Die gelungene Erzählung ist damit ein wesentlicher Bestandteil im Marketing. Oder anders formuliert: Produkte und Marken gewinnen an Bedeutung durch die Geschichten, die sie erzählen. Unser Gehirn ist nur deshalb in der Lage, eben Gehörtes kognitiv zu verfolgen, weil es dank gespeicherter Geschichten auf darin enthaltene narrative Elemente zurückgreifen und Informationen in Form neuer Geschichten abspeichern kann. Das erspart dem Gehirn den Aufwand, ständig rechnen, neu bewerten und interpretieren zu müssen.

Emotionen haben Vorfahrt

Die Hirnforschung hat gezeigt, dass unser Limbisches System sogar mächtiger ist als unser Neocortex. Die Verkehrsregeln, mit denen die Evolution unsere Gehirne versehen hat, begünstigen nämlich ganz klar die Emotionen: Sie haben Vorfahrt, während Logik und Ratio warten müssen. Was uns emotional nicht erreicht, lässt uns eher kalt.

In Zahlen formuliert, bedeutet dies, dass 95% unseres Denkens unbewusst geschehen, während bloß 5% unserer Gedanken bewusst gesteuert werden. Der Mensch ist kein rationales Wesen, das „auch” Gefühle hat. Vielmehr ist es so, dass der Mensch ein emotionales Wesen ist, das „auch” mit Vernunft ausgestattet ist. Eine völlig andere Gewichtung also, als bisher angenommen. Jede getroffene Entscheidung spiegelt unsere Vorlieben wider. Was immer wir kaufen oder verkaufen, hängt mit einer Geschichte zusammen und damit verbunden mit Vorstellungsbildern. Produkte, die wir unbedingt haben wollen, können uns in Geschichten verwickeln. Sie rufen in unseren Köpfen Epen von Helden hervor, mit denen wir uns identifizieren und deren Platz wir in unserem Kopf gern einnehmen wollen. Sie bescheren uns Liebesgeschichten, Dramen, Komödien, etc.

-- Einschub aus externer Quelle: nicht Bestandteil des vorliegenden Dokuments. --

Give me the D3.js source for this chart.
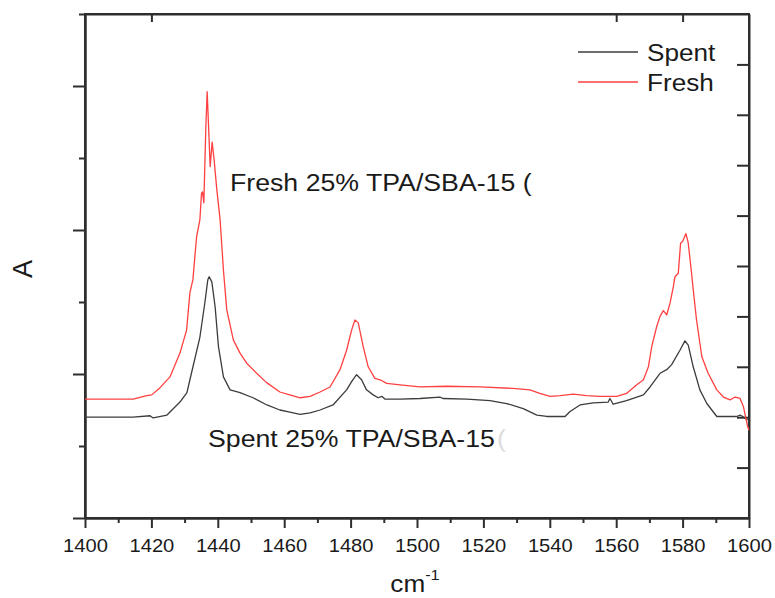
<!DOCTYPE html>
<html>
<head>
<meta charset="utf-8">
<script src="https://cdn.jsdelivr.net/npm/d3@7/dist/d3.min.js"></script>
<style>
  html, body { margin: 0; padding: 0; background: #fff; }
  svg { display: block; }
  text { font-family: "Liberation Sans", Arial, sans-serif; fill: #1a1a1a; }
</style>
</head>
<body>
<svg id="chart" width="775" height="598"></svg>
<script>
// Wavenumber (cm-1) and absorbance traces for the two catalyst samples
const spentWavenumber = [1400,1414.5,1419.6,1420.5,1424.7,1428.6,1430.7,1431.6,1434.6,1436.1,1437.0,1437.4,1438.2,1439.2,1440.2,1441.7,1443.7,1446.7,1450.6,1454.8,1458.7,1461.7,1464.8,1467.8,1470.8,1474.7,1478.8,1480.4,1481.8,1483.3,1484.8,1486.8,1488.3,1489.4,1490.4,1494.9,1500.9,1506.9,1507.8,1515.0,1522.0,1527.0,1532.0,1536.1,1539.1,1544.6,1546.1,1549.1,1553.1,1557.6,1558.1,1559.1,1563.1,1568.2,1570.2,1573.2,1575.2,1576.7,1579.2,1580.7,1581.7,1583.2,1585.2,1587.3,1590.3,1596.3,1597.3,1598.1,1599.6];
const spentAbsorbance = [0.140,0.140,0.142,0.139,0.143,0.161,0.174,0.192,0.251,0.299,0.331,0.335,0.328,0.293,0.238,0.196,0.178,0.174,0.167,0.157,0.150,0.147,0.144,0.146,0.150,0.157,0.178,0.190,0.199,0.192,0.178,0.171,0.167,0.169,0.165,0.165,0.166,0.168,0.166,0.165,0.163,0.159,0.152,0.143,0.141,0.141,0.148,0.157,0.160,0.161,0.166,0.158,0.163,0.171,0.182,0.201,0.206,0.213,0.233,0.246,0.240,0.210,0.178,0.159,0.141,0.141,0.143,0.141,0.136];

const freshWavenumber = [1400,1414.5,1418.6,1420.1,1422.6,1425.6,1428.6,1430.6,1431.6,1432.5,1433.6,1434.6,1435.1,1435.4,1435.8,1436.4,1436.8,1437.2,1437.7,1438.3,1438.9,1439.7,1440.7,1441.7,1442.7,1444.7,1446.7,1448.7,1451.7,1454.7,1458.7,1461.7,1464.8,1467.8,1470.8,1473.8,1476.8,1478.8,1480.3,1481.3,1482.3,1483.8,1485.3,1487.3,1488.9,1490.9,1494.9,1500.9,1508.9,1519.0,1528.9,1534.0,1537.0,1540.1,1543.1,1547.1,1551.1,1555.1,1560.2,1563.1,1566.2,1568.2,1569.7,1570.7,1572.2,1573.2,1574.2,1575.2,1576.2,1577.2,1577.7,1578.7,1579.4,1580.0,1581.0,1581.7,1582.7,1583.2,1584.2,1585.8,1587.7,1590.3,1592.3,1594.3,1595.8,1597.3,1598.3,1599.6,1600];
const freshAbsorbance = [0.165,0.165,0.170,0.171,0.181,0.196,0.229,0.261,0.313,0.331,0.390,0.414,0.451,0.453,0.438,0.543,0.592,0.546,0.488,0.522,0.497,0.456,0.414,0.344,0.289,0.247,0.229,0.215,0.201,0.188,0.175,0.171,0.167,0.169,0.175,0.182,0.206,0.233,0.261,0.275,0.271,0.238,0.210,0.194,0.192,0.187,0.185,0.182,0.183,0.182,0.180,0.178,0.173,0.169,0.170,0.172,0.170,0.169,0.169,0.173,0.185,0.192,0.210,0.238,0.266,0.280,0.288,0.282,0.298,0.321,0.335,0.340,0.382,0.384,0.395,0.382,0.340,0.317,0.275,0.224,0.201,0.178,0.168,0.164,0.168,0.166,0.155,0.127,0.122];

const seriesNames = ["Spent", "Fresh"];
const xMajorTicks = [1400,1420,1440,1460,1480,1500,1520,1540,1560,1580,1600];
const xMinorTicks = [1410,1430,1450,1470,1490,1510,1530,1550,1570,1590];
const xTopTicks = [1420,1560,1580];
const yMajorTicks = [0,0.2,0.4,0.6];
const yMinorTicks = [0.1,0.3,0.5,0.7];
const rightTicks = [1,2,3,4,5,6,7,8,9];

const svg = d3.select("#chart");
const plotLeft = 85, plotRight = 749, plotTop = 14, plotBottom = 518;
const stretch = 1.09;
const axisColor = "#2e2e2e";

const x = d3.scaleLinear().domain([1400, 1600]).range([plotLeft, plotRight]);
const y = d3.scaleLinear().domain([0, 0.7]).range([plotBottom, plotTop]);
const yRight = d3.scaleLinear().domain([0, 10]).range([plotBottom, plotTop]);

function styleAxis(g) {
  g.selectAll("path").attr("stroke", axisColor).attr("stroke-width", 2);
  g.selectAll("line").attr("stroke", axisColor).attr("stroke-width", 2);
}

// bottom axis: minor and major ticks outward, labels under majors
svg.append("g").attr("transform", `translate(0,${plotBottom})`)
  .call(d3.axisBottom(x).tickValues(xMinorTicks).tickSize(5).tickSizeOuter(0).tickFormat(""))
  .call(styleAxis);
const xAxisG = svg.append("g").attr("transform", `translate(0,${plotBottom})`)
  .call(d3.axisBottom(x).tickValues(xMajorTicks).tickSize(10).tickSizeOuter(0).tickFormat(d3.format("d")))
  .call(styleAxis);
xAxisG.selectAll("text")
  .attr("y", 34).attr("dy", null)
  .attr("font-size", 18.5)
  .attr("font-family", "Liberation Sans, Arial, sans-serif")
  .attr("fill", "#1a1a1a")
  .attr("transform", `scale(${stretch},1)`);

// top axis: short inward ticks
svg.append("g").attr("transform", `translate(0,${plotTop})`)
  .call(d3.axisBottom(x).tickValues(xTopTicks).tickSize(8).tickSizeOuter(0).tickFormat(""))
  .call(styleAxis);

// left axis: outward ticks, no labels
svg.append("g").attr("transform", `translate(${plotLeft},0)`)
  .call(d3.axisLeft(y).tickValues(yMinorTicks).tickSize(6).tickSizeOuter(0).tickFormat(""))
  .call(styleAxis);
svg.append("g").attr("transform", `translate(${plotLeft},0)`)
  .call(d3.axisLeft(y).tickValues(yMajorTicks).tickSize(12).tickSizeOuter(0).tickFormat(""))
  .call(styleAxis);

// right axis: inward ticks
svg.append("g").attr("transform", `translate(${plotRight},0)`)
  .call(d3.axisLeft(yRight).tickValues(rightTicks).tickSize(12).tickSizeOuter(0).tickFormat(""))
  .call(styleAxis);

// frame
svg.append("rect")
  .attr("x", plotLeft).attr("y", plotTop)
  .attr("width", plotRight - plotLeft).attr("height", plotBottom - plotTop)
  .attr("fill", "none").attr("stroke", axisColor).attr("stroke-width", 2);

// traces
const line = d3.line().x(d => x(d[0])).y(d => y(d[1]));
const spent = d3.zip(spentWavenumber, spentAbsorbance);
const fresh = d3.zip(freshWavenumber, freshAbsorbance);
const colors = { Spent: "#3c3c3c", Fresh: "#ff4040" };

svg.append("path").datum(spent)
  .attr("d", line).attr("fill", "none")
  .attr("stroke", colors.Spent).attr("stroke-width", 1.3)
  .attr("stroke-linejoin", "round");
svg.append("path").datum(fresh)
  .attr("d", line).attr("fill", "none")
  .attr("stroke", colors.Fresh).attr("stroke-width", 1.3)
  .attr("stroke-linejoin", "round");

// stretched text helper
function label(tx, ty, str, size, anchor) {
  return svg.append("text")
    .attr("transform", `translate(${tx},${ty}) scale(${stretch},1)`)
    .attr("font-size", size)
    .attr("text-anchor", anchor || "start")
    .text(str);
}

// legend
seriesNames.forEach((name, i) => {
  const ly = 52 + i * 30;
  svg.append("line")
    .attr("x1", 578).attr("x2", 638).attr("y1", ly).attr("y2", ly)
    .attr("stroke", colors[name]).attr("stroke-width", 1.3);
  label(647, ly + 9, name, 24);
});

// sample annotations
svg.append("clipPath").attr("id", "annotClip")
  .append("rect").attr("x", 0).attr("y", 0).attr("width", 535).attr("height", 598);
svg.append("g").attr("clip-path", "url(#annotClip)")
  .append("text")
  .attr("transform", `translate(230,191) scale(${stretch},1)`)
  .attr("font-size", 24.5)
  .text("Fresh 25% TPA/SBA-15 (");
label(208, 447, "Spent 25% TPA/SBA-15", 24.5);
label(497, 447, " (", 24.5).style("fill", "#dcdcdc");

// axis titles
svg.append("text")
  .attr("transform", "translate(32,269) rotate(-90)")
  .attr("font-size", 27)
  .attr("text-anchor", "middle")
  .text("A");

const xt = label(415, 592, "", 24, "middle");
xt.append("tspan").text("cm");
xt.append("tspan").attr("font-size", 15).attr("dy", -12).text("-1");
</script>
</body>
</html>
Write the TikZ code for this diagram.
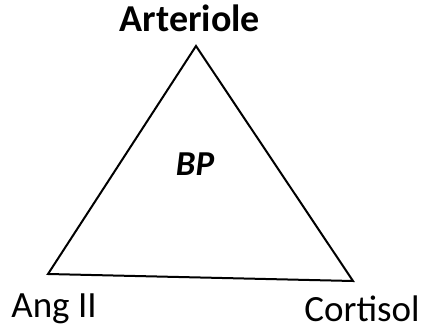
\documentclass[tikz,border=0pt]{standalone}
\usepackage{fontspec}
\setmainfont{Carlito}
\usetikzlibrary{positioning}

\begin{document}
\begin{tikzpicture}[
  x=1pt, y=-1pt,
  label/.style={inner sep=0pt, anchor=base, font=\fontsize{37}{42}\selectfont},
  side/.style={line width=2pt, line join=miter},
]
\useasboundingbox (0,0) rectangle (425,326);

% Corners of the triangle
\coordinate (top)   at (196,46);
\coordinate (left)  at (48,274);
\coordinate (right) at (353,281);

\draw[side] (top) -- (left) -- (right) -- cycle;

% Labels
\node[label, font=\fontsize{38}{42}\selectfont\bfseries] (art) at (190,32) {Arteriole};
\node[label, font=\fontsize{35}{42}\selectfont\bfseries\itshape] (bp) at (195,175) {BP};
\node[label] (ang) at (54,317) {Ang II};
\node[label] (cort) at (362,321) {Cortisol};
\end{tikzpicture}
\end{document}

Grundbedürfnis von Anfang an

Führen wir uns doch vor Augen, wie sich am Beginn der Menschheitsgeschichte unsere Vorfahren verhielten. Lange bevor es die Schrift gab, erzählten sie sich Geschichten. Sie saßen abends am wärmenden Feuer und gaben ihr Wissen in Form von Geschichten weiter … von Generation zu Generation. So wurde der Fortbestand unserer Gesellschaft gesichert.

Das Storytelling in seiner frühesten Ausprägung ist also eine fundamentale, kulturelle Errungenschaft. Im Laufe unserer Entwicklung haben wir sie scheinbar so sehr verinnerlicht, dass daraus ein Grundbedürfnis unseres Daseins wurde, das wir nicht mehr abschütteln können.
Neben unserer Lust an Geschichten und dem damit verbundenen Erzählen gibt es noch eine weitere wichtige Konstante, die alle bisherigen Entwicklungen und Modetrends überdauert hat: der Erzähler selbst. Denn damit eine Geschichte auch glaubhaft ist, muss diese glaubhaft erzählt werden – diese Glaubhaftigkeit muss derjenige ausstrahlen, der das Erzählen übernimmt und sich so in unser Gehirn einschreibt.
Der Mensch – der glaubwürdige nämlich – erzählt folglich immer noch die besten Geschichten für seine ihm angestammte Zielgruppe: für den Menschen. Bei allem Fortschrittsdenken, bei allen Diskussionen rund um Künstliche Intelligenz, Chatbots und Co. bleibt dieses Faktum immer noch unverrückbar … noch!